>>>
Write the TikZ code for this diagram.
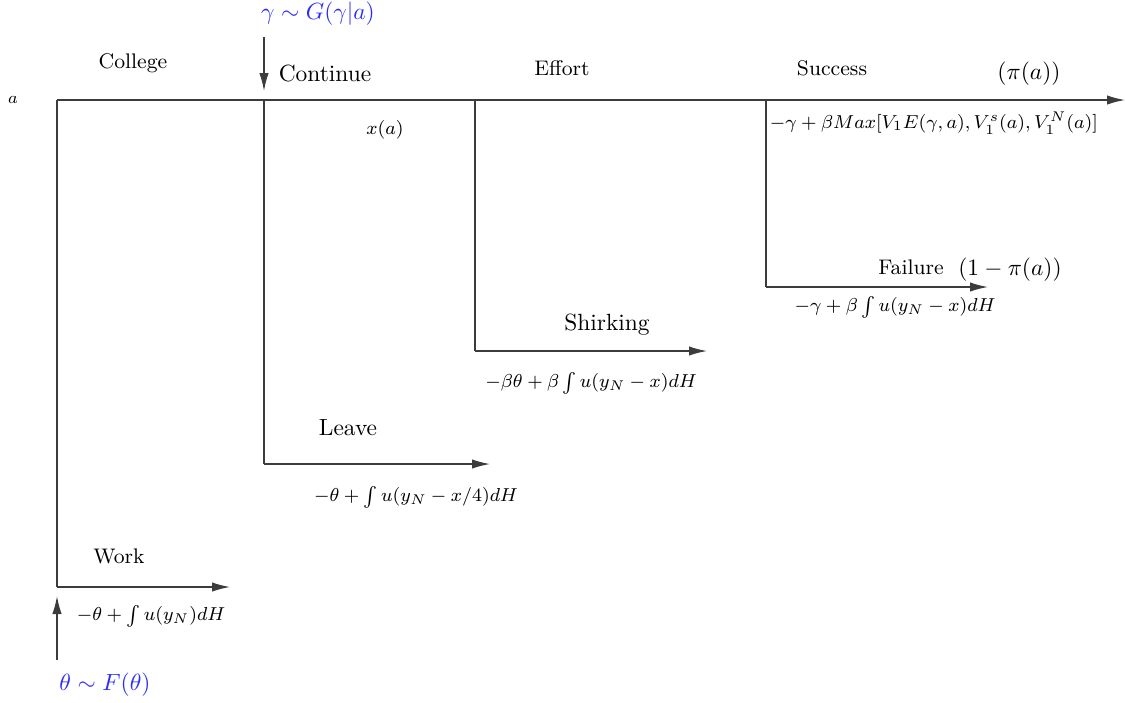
\documentclass[tikz,border=0pt]{standalone}
\usepackage{amsmath}
\usepackage{amssymb}
\usetikzlibrary{positioning,arrows.meta}
\definecolor{linegray}{RGB}{60,60,60}
\definecolor{shockblue}{RGB}{45,45,245}
\tikzset{
  branch/.style ={draw=linegray, line width=0.55pt},
  move/.style   ={branch, -{Latex[length=2.7mm,width=1.4mm]}},
  choice/.style ={inner sep=1pt, font=\normalsize},
  stage/.style  ={inner sep=1pt, font=\small},
  payoff/.style ={inner sep=1pt, font=\fontsize{8.4}{10}\selectfont},
  shock/.style  ={inner sep=1pt, font=\normalsize, text=shockblue},
}

\begin{document}
\begin{tikzpicture}[x=0.015cm, y=-0.015cm]
\useasboundingbox (0,0) rectangle (1125,702);
% points on the main line
\coordinate (root) at (57,100);
\coordinate (cont) at (264,100);
\coordinate (eff) at (475,100);
\coordinate (succ) at (766,100);
\coordinate (mainend) at (1125,100);
% corners and ends of the branches
\coordinate (workc) at (57,587);   \coordinate (workend) at (230,587);
\coordinate (leavec) at (264,464); \coordinate (leaveend) at (490,464);
\coordinate (shirkc) at (475,351); \coordinate (shirkend) at (707,351);
\coordinate (failc) at (766,287);  \coordinate (failend) at (988,287);
\coordinate (gtop) at (264,37);    \coordinate (gbot) at (264,91);
\coordinate (tbot) at (57,660);    \coordinate (ttop) at (57,596);

\draw[move] (root) -- (mainend);
\draw[branch] (root) -- (workc);
\draw[move] (workc) -- (workend);
\draw[branch] (cont) -- (leavec);
\draw[move] (leavec) -- (leaveend);
\draw[branch] (eff) -- (shirkc);
\draw[move] (shirkc) -- (shirkend);
\draw[branch] (succ) -- (failc);
\draw[move] (failc) -- (failend);
\draw[move] (gtop) -- (gbot);
\draw[move] (tbot) -- (ttop);

% shocks
\node[shock] (gam) at (318,14) {$\gamma\sim G(\gamma|a)$};
\node[shock] (the) at (105,685) {$\theta\sim F(\theta)$};

% labels along the main line
\node[font=\scriptsize] (ability) at (13,100) {$a$};
\node[stage] (college) at (133,63) {College};
\node[choice] (continue) at (325,73) {Continue};
\node[stage] (effort) at (562,68) {Effort};
\node[stage] (success) at (832,68) {Success};
\node[choice] (psucc) at (1029,74) {$(\pi(a))$};
\node[payoff] (cost) at (385,130) {$x(a)$};
\node[payoff, anchor=west] (paysucc) at (767,123) {$-\gamma+\beta Max[V_1E(\gamma,a),V_1^s(a),V_1^N(a)]$};

% labels on the branches
\node[stage] (failure) at (911,267) {Failure};
\node[choice] (pfail) at (1010,270) {$(1-\pi(a))$};
\node[payoff] (payfail) at (895,307) {$-\gamma+\beta\int u(y_N-x)dH$};
\node[choice] (shirking) at (607,325) {Shirking};
\node[payoff] (payshirk) at (591,383) {$-\beta\theta+\beta\int u(y_N-x)dH$};
\node[choice] (leave) at (348,428) {Leave};
\node[payoff] (payleave) at (416,497) {$-\theta+\int u(y_N-x/4)dH$};
\node[stage] (work) at (119,556) {Work};
\node[payoff] (paywork) at (151,616) {$-\theta+\int u(y_N)dH$};
\end{tikzpicture}
\end{document}
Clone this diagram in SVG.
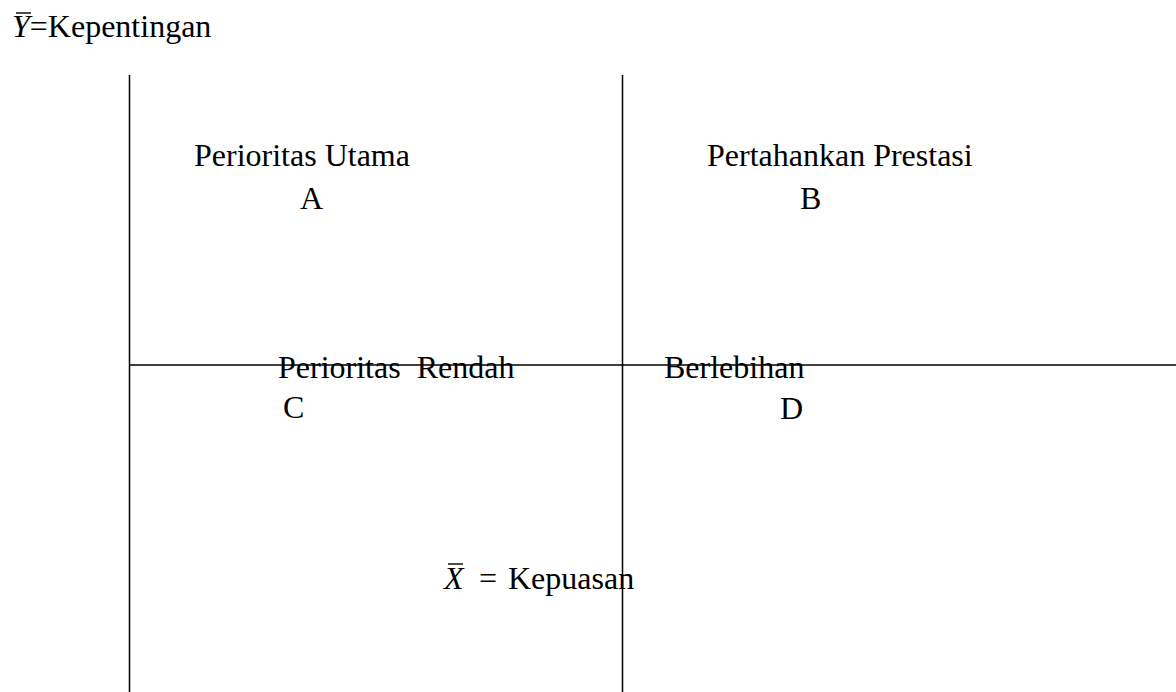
<svg xmlns="http://www.w3.org/2000/svg" width="1176" height="692" viewBox="0 0 1176 692">
<style>
text{font-family:"Liberation Serif","Times New Roman",serif;font-size:32px;fill:#000}
.ax{stroke:#000;stroke-width:1.5;fill:none}
.bar{stroke:#000;stroke-width:1.4}
.it{font-style:italic}
</style>
<rect width="1176" height="692" fill="#fff"/>
<g id="connectors">
<line class="ax" x1="129.5" y1="75" x2="129.5" y2="692"/>
<line class="ax" x1="622.5" y1="75" x2="622.5" y2="692"/>
<line class="ax" x1="129" y1="365" x2="1176" y2="365"/>
</g>
<g id="y-label">
<text x="12" y="37"><tspan class="it">Y</tspan>=Kepentingan</text>
<line class="bar" x1="16" y1="13" x2="31" y2="13"/>
</g>
<g id="quadrant-a">
<text x="194" y="166">Perioritas Utama</text>
<text x="300" y="209">A</text>
</g>
<g id="quadrant-b">
<text x="707" y="166">Pertahankan Prestasi</text>
<text x="800" y="209">B</text>
</g>
<g id="quadrant-c">
<text x="278" y="378" xml:space="preserve">Perioritas  Rendah</text>
<text x="283" y="418">C</text>
</g>
<g id="quadrant-d">
<text x="664" y="378">Berlebihan</text>
<text x="780" y="419">D</text>
</g>
<g id="x-label">
<text x="444" y="589" class="it">X</text>
<line class="bar" x1="448" y1="564" x2="463" y2="564"/>
<text x="479" y="589">=</text>
<text x="508" y="589">Kepuasan</text>
</g>
</svg>
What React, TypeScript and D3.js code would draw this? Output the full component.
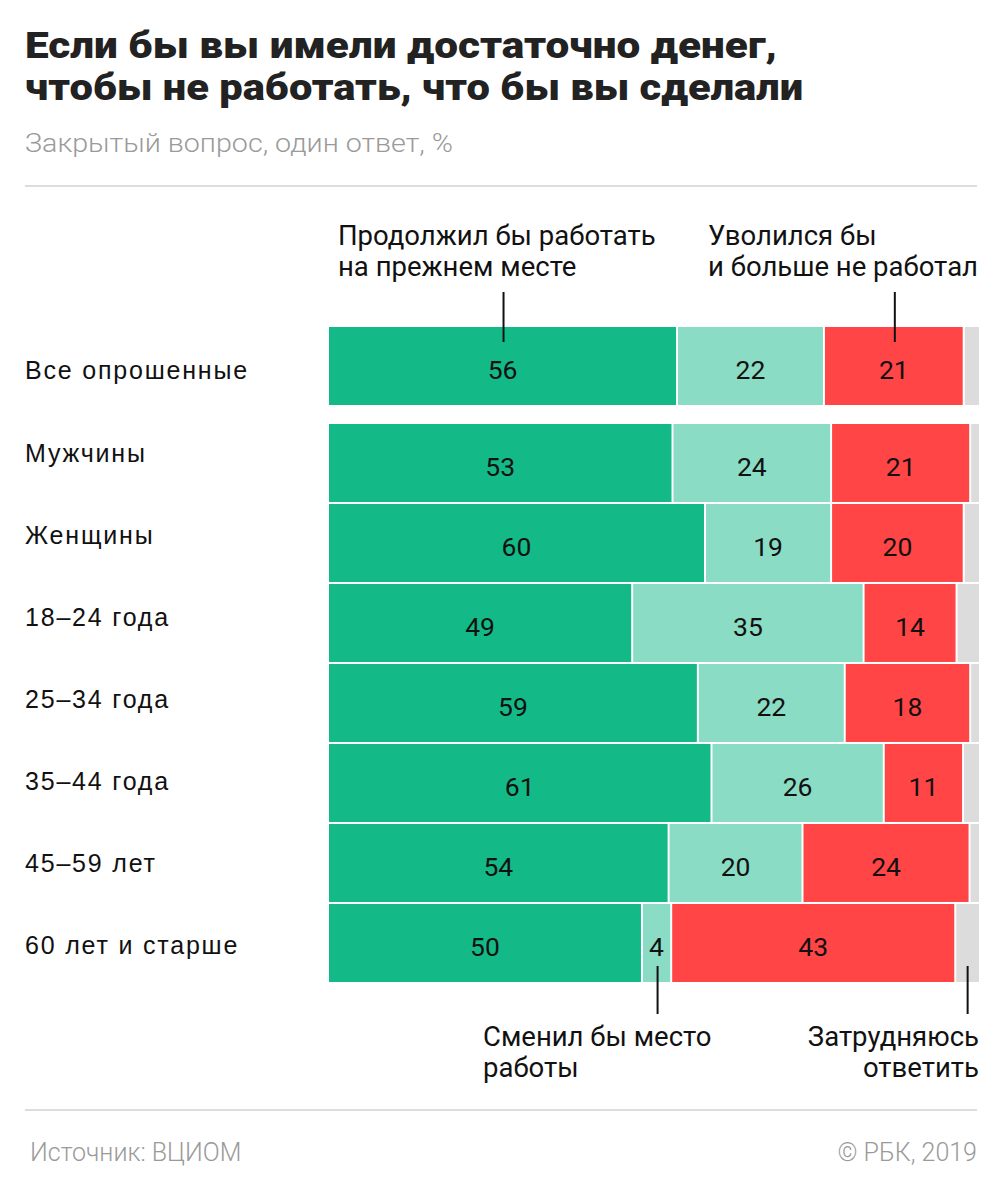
import React from "react";
import * as d3 from "d3";

const categories = [
  "Все опрошенные",
  "Мужчины",
  "Женщины",
  "18–24 года",
  "25–34 года",
  "35–44 года",
  "45–59 лет",
  "60 лет и старше",
];
// displayed values (%)
const stayLabels = [56, 53, 60, 49, 59, 61, 54, 50];
const changeLabels = [22, 24, 19, 35, 22, 26, 20, 4];
const quitLabels = [21, 21, 20, 14, 18, 11, 24, 43];
// drawn segment shares (%)
const stayShares = [53.7, 53.0, 58.0, 46.8, 56.9, 59.0, 52.4, 48.3];
const changeShares = [22.6, 24.4, 19.4, 35.6, 22.6, 26.5, 20.6, 4.5];
const quitShares = [21.5, 21.4, 20.4, 14.3, 19.3, 12.2, 25.7, 43.7];

const colors = ["#13ba87", "#8adcc4", "#ff4545", "#dcdcdc"];

const W = 1005;
const H = 1192;

export default function App() {
  const x = d3.scaleLinear().domain([0, 100]).range([329, 979]);
  const rowTop = (i: number) => (i === 0 ? 327 : 344 + i * 80);
  const barH = 78;
  const labelBase = (i: number) => (i === 0 ? 379 : 462 + (i - 1) * 82);

  const rows = categories.map((c, i) => {
    const shares = [stayShares[i], changeShares[i], quitShares[i]];
    const rest = 100 - d3.sum(shares);
    const all = [...shares, rest];
    const labels = [stayLabels[i], changeLabels[i], quitLabels[i], null];
    let acc = 0;
    const segs = all.map((s, k) => {
      const x0 = x(acc);
      acc += s;
      const x1 = x(acc);
      return { x0, x1, k, label: labels[k] };
    });
    return { c, i, segs };
  });

  const sans = "Roboto, 'Noto Sans', sans-serif";
  const wide = "'Liberation Sans', Arial, sans-serif";

  const r0 = rows[0].segs;
  const r7 = rows[7].segs;
  const stayMid = (r0[0].x0 + r0[0].x1) / 2;
  const quitMid = (r0[2].x0 + r0[2].x1) / 2;
  const changeMid7 = (r7[1].x0 + r7[1].x1) / 2;
  const greyMid7 = (r7[3].x0 + r7[3].x1) / 2;

  return (
    <svg width={W} height={H} style={{ display: "block", position: "absolute", left: 0, top: 0 }}>
      <rect x={0} y={0} width={W} height={H} fill="#fff" />
      <text x={25} y={58} fontFamily={sans} fontWeight={900} fontSize={36} fill="#222" textLength={752} lengthAdjust="spacingAndGlyphs">
        Если бы вы имели достаточно денег,
      </text>
      <text x={25} y={100} fontFamily={sans} fontWeight={900} fontSize={36} fill="#222" textLength={778} lengthAdjust="spacingAndGlyphs">
        чтобы не работать, что бы вы сделали
      </text>
      <text x={25} y={152} fontFamily={sans} fontWeight={300} fontSize={25} fill="#9a9a9a" textLength={428} lengthAdjust="spacingAndGlyphs">
        Закрытый вопрос, один ответ, %
      </text>
      <line x1={25} x2={977} y1={186} y2={186} stroke="#dddddd" strokeWidth={2} />

      {/* top annotations */}
      <text fontFamily={sans} fontSize={27.5} fill="#111">
        <tspan x={338} y={245}>Продолжил бы работать</tspan>
        <tspan x={338} y={276}>на прежнем месте</tspan>
      </text>
      <text fontFamily={sans} fontSize={27.5} fill="#111">
        <tspan x={708} y={245}>Уволился бы</tspan>
        <tspan x={708} y={276}>и больше не работал</tspan>
      </text>

      {rows.map((r) => (
        <g key={r.c}>
          <text x={25} y={labelBase(r.i)} fontFamily={wide} fontSize={25} letterSpacing={1.8} fill="#111">
            {r.c}
          </text>
          {r.segs.map((s) => (
            <rect
              key={s.k}
              x={s.x0}
              y={rowTop(r.i)}
              width={Math.max(0, s.x1 - s.x0 - (s.k < 3 ? 2 : 0))}
              height={barH}
              fill={colors[s.k]}
            />
          ))}
          {r.segs.map((s) =>
            s.label === null ? null : (
              <text
                key={"t" + s.k}
                x={(s.x0 + s.x1) / 2 - 1}
                y={rowTop(r.i) + barH / 2 + 13}
                textAnchor="middle"
                fontFamily={sans}
                fontSize={26.5}
                fill="#111"
              >
                {s.label}
              </text>
            )
          )}
        </g>
      ))}

      <line x1={stayMid} x2={stayMid} y1={292} y2={342} stroke="#111" strokeWidth={2} />
      <line x1={quitMid} x2={quitMid} y1={292} y2={342} stroke="#111" strokeWidth={2} />
      <line x1={changeMid7} x2={changeMid7} y1={966} y2={1014} stroke="#111" strokeWidth={2} />
      <line x1={greyMid7} x2={greyMid7} y1={966} y2={1014} stroke="#111" strokeWidth={2} />

      {/* bottom annotations */}
      <text fontFamily={sans} fontSize={27.5} fill="#111">
        <tspan x={483} y={1046}>Сменил бы место</tspan>
        <tspan x={483} y={1077}>работы</tspan>
      </text>
      <text fontFamily={sans} fontSize={27.5} fill="#111" textAnchor="end">
        <tspan x={979} y={1046}>Затрудняюсь</tspan>
        <tspan x={979} y={1077}>ответить</tspan>
      </text>

      <line x1={25} x2={977} y1={1110} y2={1110} stroke="#dddddd" strokeWidth={2} />
      <text x={30} y={1161} fontFamily={sans} fontWeight={300} fontSize={25} fill="#9a9a9a">
        Источник: ВЦИОМ
      </text>
      <text x={977} y={1161} textAnchor="end" fontFamily={sans} fontWeight={300} fontSize={25} fill="#9a9a9a">
        © РБК, 2019
      </text>
    </svg>
  );
}
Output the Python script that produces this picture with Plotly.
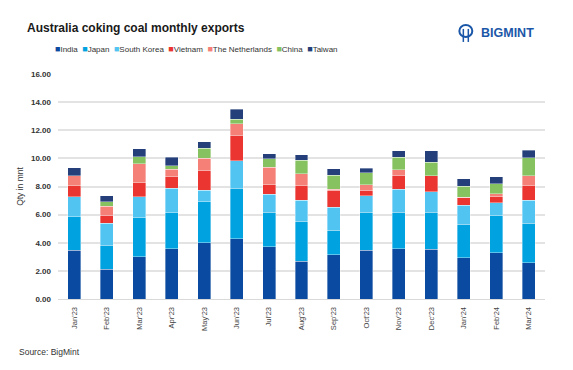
<<<
* [Aim of the exercise]: Please quote the lines of the material, beginning with the first and ending with the one that contains "(ttop) at (57,596);", exactly as written and without any pictures.

* [Answer to the problem]:
Write the TikZ code for this diagram.
\documentclass[tikz,border=0pt]{standalone}
\usepackage{amsmath}
\usepackage{amssymb}
\usetikzlibrary{positioning,arrows.meta}
\definecolor{linegray}{RGB}{60,60,60}
\definecolor{shockblue}{RGB}{45,45,245}
\tikzset{
  branch/.style ={draw=linegray, line width=0.55pt},
  move/.style   ={branch, -{Latex[length=2.7mm,width=1.4mm]}},
  choice/.style ={inner sep=1pt, font=\normalsize},
  stage/.style  ={inner sep=1pt, font=\small},
  payoff/.style ={inner sep=1pt, font=\fontsize{8.4}{10}\selectfont},
  shock/.style  ={inner sep=1pt, font=\normalsize, text=shockblue},
}

\begin{document}
\begin{tikzpicture}[x=0.015cm, y=-0.015cm]
\useasboundingbox (0,0) rectangle (1125,702);
% points on the main line
\coordinate (root) at (57,100);
\coordinate (cont) at (264,100);
\coordinate (eff) at (475,100);
\coordinate (succ) at (766,100);
\coordinate (mainend) at (1125,100);
% corners and ends of the branches
\coordinate (workc) at (57,587);   \coordinate (workend) at (230,587);
\coordinate (leavec) at (264,464); \coordinate (leaveend) at (490,464);
\coordinate (shirkc) at (475,351); \coordinate (shirkend) at (707,351);
\coordinate (failc) at (766,287);  \coordinate (failend) at (988,287);
\coordinate (gtop) at (264,37);    \coordinate (gbot) at (264,91);
\coordinate (tbot) at (57,660);    \coordinate (ttop) at (57,596);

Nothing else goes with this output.